Nonlinear Observer Design for Landmark-Inertial Simultaneous Localization and Mapping
Mouaad Boughellaba, Soulaimane Berkane, Abdelhamid Tayebi
TL;DR
The paper develops a nonlinear geometric observer for landmark-inertial SLAM by embedding the system in the augmented Lie group $SE_{3+n}(3)$ and fusing IMU data with landmark measurements. A key idea is introducing an auxiliary state to decouple gravity-induced coupling, enabling an almost global asymptotic stability (AGAS) result while estimating pose and landmarks up to an unknown constant yaw. The observer employs a left-invariant error framework and a residual-based innovation that leads to a linear-in-$n$ error dynamics with a design that guarantees AGAS for the full system. Numerical simulations with multiple landmarks demonstrate robust SLAM performance and favorable real-time scalability compared to EKF-based methods.
Abstract
This paper addresses the problem of Simultaneous Localization and Mapping (SLAM) for rigid body systems in three-dimensional space.
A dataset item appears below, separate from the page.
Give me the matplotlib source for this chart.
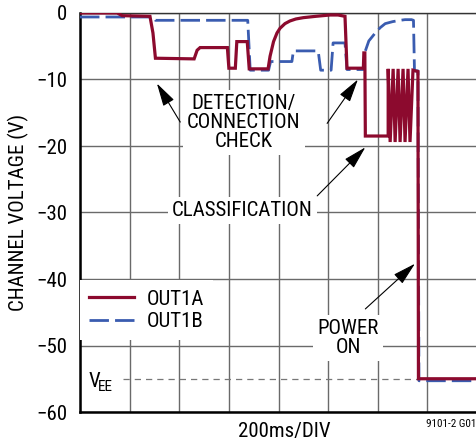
import matplotlib
matplotlib.use("Agg")
import matplotlib.pyplot as plt
from matplotlib.lines import Line2D

plt.rcParams['font.family'] = ['Roboto Condensed', 'DejaVu Sans']

# ---- data (x in 200 ms divisions, y in volts) ----
out1a_x = [0, 0.75, 0.85, 1.41, 1.47, 1.52, 2.30, 2.36, 2.42, 2.97, 3.00, 3.13, 3.16, 3.37, 3.41, 3.79,
           3.83, 3.90, 3.97, 4.03, 4.13, 4.23, 4.35, 4.50, 4.75, 5.04, 5.20, 5.34, 5.38, 5.71, 5.72, 5.74, 5.75,
           6.21, 6.21, 6.25, 6.31, 6.35, 6.41, 6.45, 6.51, 6.55, 6.61, 6.65, 6.71, 6.81, 6.82, 8.0]
out1a_y = [0, 0, -0.4, -0.5, -3.0, -6.8, -6.9, -5.6, -5.2, -5.2, -8.3, -8.3, -4.3, -4.3, -8.4, -8.4,
           -6.5, -4.3, -3.0, -2.3, -1.6, -1.2, -0.9, -0.7, -0.5, -0.3, -0.3, -0.5, -8.3, -8.3, -6.0, -6.0, -18.5,
           -18.5, -8.4, -19.4, -8.4, -19.4, -8.4, -19.4, -8.4, -19.4, -8.4, -19.4, -8.6, -8.8, -55.0, -55.0]

out1b_x = [0, 1.47, 1.52, 3.38, 3.43, 3.80, 3.84, 4.27, 4.30, 4.80, 4.85, 5.06, 5.10, 5.34, 5.38, 5.71,
           5.75, 5.82, 5.95, 6.05, 6.15, 6.30, 6.45, 6.55, 6.68, 6.72, 6.74, 6.81, 6.83, 8.0]
out1b_y = [-0.6, -0.6, -1.1, -1.1, -8.6, -8.6, -7.3, -7.3, -5.7, -5.7, -8.6, -8.6, -4.5, -4.5, -8.5, -8.5,
           -5.7, -4.2, -3.0, -2.2, -1.6, -1.3, -1.1, -1.0, -1.0, -1.1, -8.7, -8.7, -55.3, -55.3]

vee = -55.0
vee_x = [0.87, 6.82]

yticks = [0, -10, -20, -30, -40, -50, -60]
ytick_labels = ["0", "\u221210", "\u221220", "\u221230", "\u221240", "\u221250", "\u221260"]
xticks = [0, 1, 2, 3, 4, 5, 6, 7, 8]

RED = '#8c0a2e'
BLUE = '#3a5cb0'
GRID = '#6a6a6a'

fig = plt.figure(figsize=(4.77, 4.44), dpi=100)
ax = fig.add_axes([80/477, 1-412/444, 397/477, 399/444])
ax.set_xlim(0, 8)
ax.set_ylim(-60, 0)
ax.set_yticks(yticks)
ax.set_yticklabels(ytick_labels)
ax.set_xticks(xticks)
ax.set_xticklabels([])
ax.tick_params(axis='both', length=0, labelsize=15, pad=9)
ax.grid(True, color=GRID, lw=1.0, zorder=0)
ax.set_axisbelow(True)
for s in ['left', 'bottom']:
    ax.spines[s].set_linewidth(1.8)
    ax.spines[s].set_color('black')
ax.spines['top'].set_color('#333333')
ax.spines['top'].set_linewidth(1.0)
ax.spines['right'].set_visible(False)

ax.set_ylabel("CHANNEL VOLTAGE (V)", fontsize=15, labelpad=5)
ax.text(0.515, -0.05, "200ms/DIV", transform=ax.transAxes, ha='center', va='center', fontsize=15)
fig.text(0.999, 1-424/444, "9101-2 G01", ha='right', va='center', fontsize=8)

# VEE reference line
ax.plot(vee_x, [vee, vee], color='#777777', lw=0.9, ls=(0, (5, 4)), zorder=2)
ax.text(0.17, vee - 0.4, "V", fontsize=15, ha='left', va='center', zorder=3)
ax.text(0.37, vee - 1.2, "EE", fontsize=11, ha='left', va='center', zorder=3)

# traces
ax.plot(out1b_x, out1b_y, color=BLUE, lw=2.0, ls=(0, (7, 2.2)), zorder=4, solid_joinstyle='miter')
ax.plot(out1a_x, out1a_y, color=RED, lw=2.3, zorder=5, solid_joinstyle='miter')

box = dict(facecolor='white', edgecolor='none', pad=3)
tkw = dict(fontsize=15, ha='center', va='center', linespacing=1.0, zorder=6, bbox=box)
ax.text(3.30, -16.5, "DETECTION/\nCONNECTION\nCHECK", **tkw)
ax.text(3.27, -29.7, "CLASSIFICATION", **tkw)
ax.text(5.40, -48.9, "POWER\nON", **tkw)

akw = dict(arrowstyle='-|>,head_length=1.3,head_width=0.35', color='black', lw=0.8,
           shrinkA=0, shrinkB=0, mutation_scale=11)
ax.annotate("", xy=(1.55, -10.6), xytext=(2.02, -16.4), arrowprops=akw, zorder=7)
ax.annotate("", xy=(5.60, -10.0), xytext=(4.98, -16.6), arrowprops=akw, zorder=7)
ax.annotate("", xy=(5.75, -20.2), xytext=(4.78, -27.5), arrowprops=akw, zorder=7)
ax.annotate("", xy=(6.75, -37.7), xytext=(5.75, -44.5), arrowprops=akw, zorder=7)

handles = [Line2D([], [], color=RED, lw=2.3),
           Line2D([], [], color=BLUE, lw=2.0, ls=(0, (7, 2.2)))]
leg = ax.legend(handles, ["OUT1A", "OUT1B"], loc='upper left', bbox_to_anchor=(0.0, 0.33),
                fontsize=15, frameon=True, fancybox=False, handlelength=2.15, handletextpad=0.6,
                labelspacing=0.15, borderpad=0.45, borderaxespad=0.0)
leg.get_frame().set_facecolor('white')
leg.get_frame().set_edgecolor('none')
leg.get_frame().set_alpha(1)
leg.set_zorder(8)

fig.savefig("out.png", dpi=100)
We introduce a new matrix Lie group SE_{3+n}(3), whose elements are composed of the pose, gravity, linear velocity and landmark positions, and propose an almost globally asymptotically stable nonlinear geometric observer that integrates Inertial Measurement Unit (IMU) data with landmark measurements. The proposed observer estimates the pose and map up to a constant position and a constant rotation about the gravity direction. Numerical simulations are provided to validate the performance and effectiveness of the proposed observer, demonstrating its potential for robust SLAM applications.